En ce qui concerne la possibilité d’effets autres que thermiques, une revue systématique parue en 2019 révélait qu’environ 80% des études utilisant des fréquences d’ondes similaires à celles de la 5 G en avaient détecté sur des êtres vivants, et 58% sur des cellules (in vitro). Mais il n’existait pas de relation consistante entre la puissance du signal, la durée de l’exposition, les fréquences en jeu et les effets mesurés. Et la majorité de ces études ne respectent pas les standards de qualité nécessaires pour en tirer des conclusions satisfaisantes. Une autre revue de littérature réalisée en 2016 avait déjà conclu que plus les études sont réalisées avec rigueur, moins il y a d’effets détectés.
Quel lien avec le diabète ?
En 2014, une étude publiée dans Environmental Toxicology and Pharmacology concluait que l’exposition de rats aux radiofréquences des appareils Wi-Fi induisait des troubles métaboliques et un état semblable au diabète par une altération de la réponse oxydative. Mais l’étude visait avant tout à démontrer que l’huile d’olive amenuisait les effets de cette exposition.
Au Canada en 2008, une étude auprès de quatre diabétiques de type 1 et de type 2 concluait que l’électricité générée par les équipements électroniques et les appareils sans fil pouvait contribuer à l’élévation de la glycémie chez les diabétiques et les prédiabétiques. Outre que l’échantillon était minuscule, l’auteure était une toxicologue qui milite pour une réduction de notre exposition aux champs électromagnétiques.
Mais d’autres études sont allées dans le sens contraire, en avançant que l’exposition à des champs magnétiques et électriques statiques combinés pourrait améliorer la sensibilité à l’insuline.

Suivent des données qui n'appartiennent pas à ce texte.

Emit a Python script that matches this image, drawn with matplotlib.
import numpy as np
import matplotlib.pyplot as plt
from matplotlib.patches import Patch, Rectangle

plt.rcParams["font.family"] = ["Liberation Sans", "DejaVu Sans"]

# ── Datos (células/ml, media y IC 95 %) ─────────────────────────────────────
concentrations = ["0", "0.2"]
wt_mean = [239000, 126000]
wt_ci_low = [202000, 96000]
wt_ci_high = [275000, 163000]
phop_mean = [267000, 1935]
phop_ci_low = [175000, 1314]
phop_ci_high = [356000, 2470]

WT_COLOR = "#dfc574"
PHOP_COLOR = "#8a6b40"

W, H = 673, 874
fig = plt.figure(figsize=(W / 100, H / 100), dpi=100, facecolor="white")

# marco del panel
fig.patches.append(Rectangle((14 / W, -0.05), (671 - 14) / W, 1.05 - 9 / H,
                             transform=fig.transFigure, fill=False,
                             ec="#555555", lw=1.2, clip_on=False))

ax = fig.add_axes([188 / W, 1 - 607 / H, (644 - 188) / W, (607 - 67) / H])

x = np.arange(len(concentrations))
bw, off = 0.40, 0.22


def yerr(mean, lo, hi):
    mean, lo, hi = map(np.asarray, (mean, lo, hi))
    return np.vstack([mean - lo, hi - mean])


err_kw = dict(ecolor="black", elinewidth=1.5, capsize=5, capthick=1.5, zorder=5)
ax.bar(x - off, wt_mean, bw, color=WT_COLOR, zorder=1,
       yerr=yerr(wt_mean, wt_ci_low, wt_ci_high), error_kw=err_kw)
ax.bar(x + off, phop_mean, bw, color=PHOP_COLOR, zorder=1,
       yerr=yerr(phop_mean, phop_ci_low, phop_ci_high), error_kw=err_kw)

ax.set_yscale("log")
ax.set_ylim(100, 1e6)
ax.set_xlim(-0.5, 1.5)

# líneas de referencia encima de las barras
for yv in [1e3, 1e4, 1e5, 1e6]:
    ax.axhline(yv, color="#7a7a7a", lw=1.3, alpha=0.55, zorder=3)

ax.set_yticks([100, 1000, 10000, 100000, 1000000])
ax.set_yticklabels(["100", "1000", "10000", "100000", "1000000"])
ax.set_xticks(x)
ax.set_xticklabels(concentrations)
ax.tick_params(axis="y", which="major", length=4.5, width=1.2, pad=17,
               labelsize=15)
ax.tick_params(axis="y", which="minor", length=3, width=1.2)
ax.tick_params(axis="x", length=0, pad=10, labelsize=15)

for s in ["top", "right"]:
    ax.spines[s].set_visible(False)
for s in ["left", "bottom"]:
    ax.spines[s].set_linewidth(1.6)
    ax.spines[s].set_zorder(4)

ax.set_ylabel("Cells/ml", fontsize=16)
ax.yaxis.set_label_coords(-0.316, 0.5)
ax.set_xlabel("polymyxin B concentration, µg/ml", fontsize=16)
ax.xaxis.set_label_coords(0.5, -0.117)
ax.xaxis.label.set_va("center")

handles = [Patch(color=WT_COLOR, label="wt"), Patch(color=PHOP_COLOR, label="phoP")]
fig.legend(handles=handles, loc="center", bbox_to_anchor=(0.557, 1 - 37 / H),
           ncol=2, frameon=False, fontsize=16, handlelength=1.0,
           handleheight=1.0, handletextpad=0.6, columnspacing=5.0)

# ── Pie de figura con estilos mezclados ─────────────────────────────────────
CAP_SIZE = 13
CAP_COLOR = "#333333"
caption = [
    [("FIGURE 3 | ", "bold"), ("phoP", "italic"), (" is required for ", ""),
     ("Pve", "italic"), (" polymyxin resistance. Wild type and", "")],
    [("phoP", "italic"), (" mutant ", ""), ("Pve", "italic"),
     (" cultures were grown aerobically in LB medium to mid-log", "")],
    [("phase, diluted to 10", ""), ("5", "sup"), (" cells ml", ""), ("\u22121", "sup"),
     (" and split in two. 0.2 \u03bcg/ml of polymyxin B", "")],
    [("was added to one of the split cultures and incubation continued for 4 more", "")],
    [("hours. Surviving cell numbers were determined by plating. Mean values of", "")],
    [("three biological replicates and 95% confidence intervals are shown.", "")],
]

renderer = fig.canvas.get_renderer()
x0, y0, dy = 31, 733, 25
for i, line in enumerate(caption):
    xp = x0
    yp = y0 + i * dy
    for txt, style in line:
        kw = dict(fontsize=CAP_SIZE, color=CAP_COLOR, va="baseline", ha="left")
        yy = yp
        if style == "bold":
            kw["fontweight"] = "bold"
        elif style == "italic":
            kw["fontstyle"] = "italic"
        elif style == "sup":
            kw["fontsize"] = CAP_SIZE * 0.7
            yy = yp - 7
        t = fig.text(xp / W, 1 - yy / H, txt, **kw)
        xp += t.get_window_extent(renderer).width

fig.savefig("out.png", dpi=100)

Rappelons que c’est justement la production d’insuline qui est problématique chez les diabétiques : chez les diabétiques de type 1, le pancréas ne produit pas d’insuline, alors que chez les diabétiques de type 2, la quantité produite est insuffisante ou mal utilisée par le corps.
Or, des chercheurs de l’Université de l’Iowa, qui ont exposé des souris diabétiques à de tels champs pendant quelques heures par jour, ont constaté une normalisation de la glycémie (le taux de sucre dans le sang) et de la résistance à l’insuline. Ces effets, qui seraient donc bénéfiques, sont apparus dans les trois jours suivant l’exposition, sans effets contraires indésirables.
Ces chercheurs ont également traité des cellules hépatiques humaines avec des champs magnétiques et électriques statiques pendant six heures et ont observé une augmentation du glycogène, un marqueur de substitution de la sensibilité à l’insuline, suggérant la possibilité d’un effet antidiabétique similaire chez l’homme.
Ces données laissent donc entendre que ces champs pourraient constituer un angle de traitement du diabète. À condition que les résultats obtenus se transposent chez l’humain, ce qui est pour l’instant une grosse inconnue.
Il est aussi possible que ça ne s’applique pas à tous les types d’ondes.
Verdict
Il est possible que les ondes et les champs magnétiques influent sur la glycémie et la production d’insuline, mais les données scientifiques semblent aller dans les deux sens, en plus d’être nettement insuffisantes pour qu’on puisse déterminer quel pourrait être le lien de cause à effet.